Reputation: 29
I have a body of code that I need to be faster, any tips or solutions would be useful. Looking to have a higher amount of cache hits by re-ordering memory accesses to be as sequential as possible.
int elij, veci, prod, curr, next;
for(int j=0; j<mat.cols; j++){
VSET(res,j,0); // initialize res[j] to zero
for(int i=0; i<mat.rows; i++){
elij = MGET(mat,i,j);
veci = VGET(vec,i);
prod = elij * veci;
curr = VGET(res,j);
next = curr + prod;
VSET(res,j, next); // add on the newest product
}
}
I was told that maybe switching cols and rows would be helpful because it avoids continually accessing memory that is farther away in cache, but im not sure how to do that.

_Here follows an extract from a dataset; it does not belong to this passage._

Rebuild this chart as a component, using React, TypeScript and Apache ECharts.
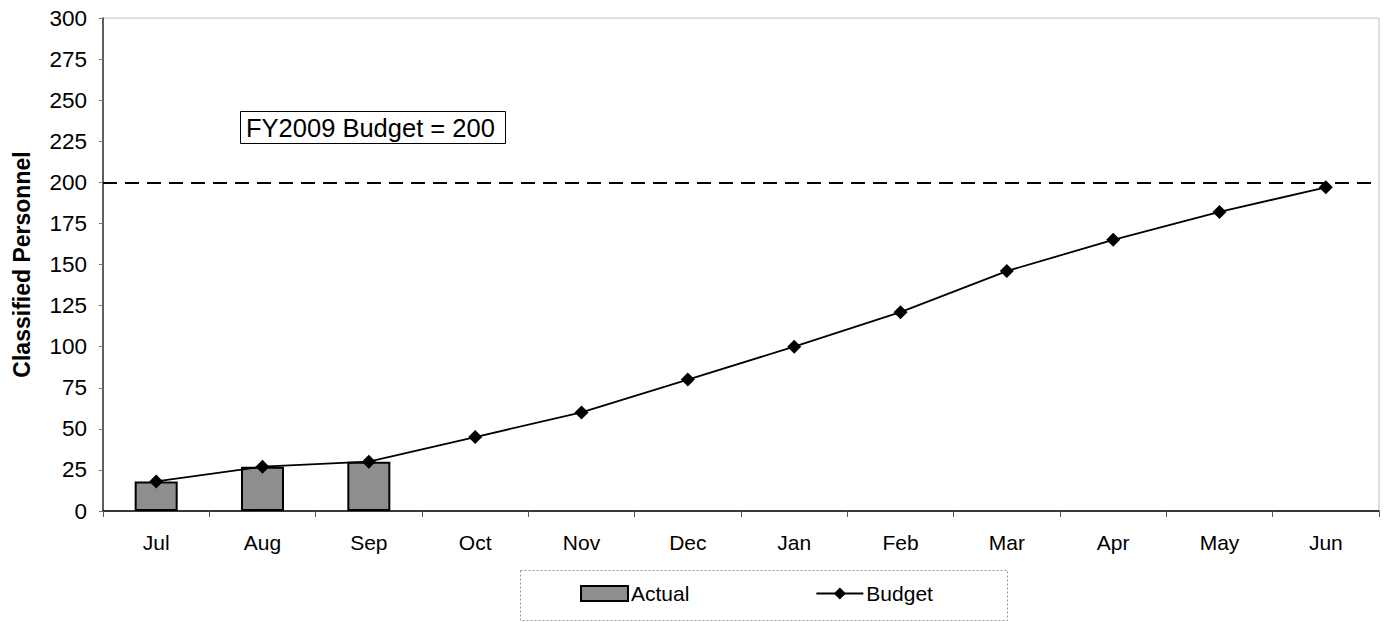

This function is meant to perform a matrix transpose multiplied by a vector. any suggestions appreciated.
Upvotes: 1
Views: 80
Reputation: 14491
On surface, this is the classic vector my matrix multiplication. Any decent compiler will optimize the code, provided it can see thru the getters/setters: VGET, MGET, VSET).
If you MUST use the wrappers, best approach will be to use 'inline' on the getters, setters (assuming they are not macros). If they are not required, consider removing them as they do not contribute much, and using v[i], etc. This will free the power of the optimizer to use vectorization, etc.
Upvotes: 1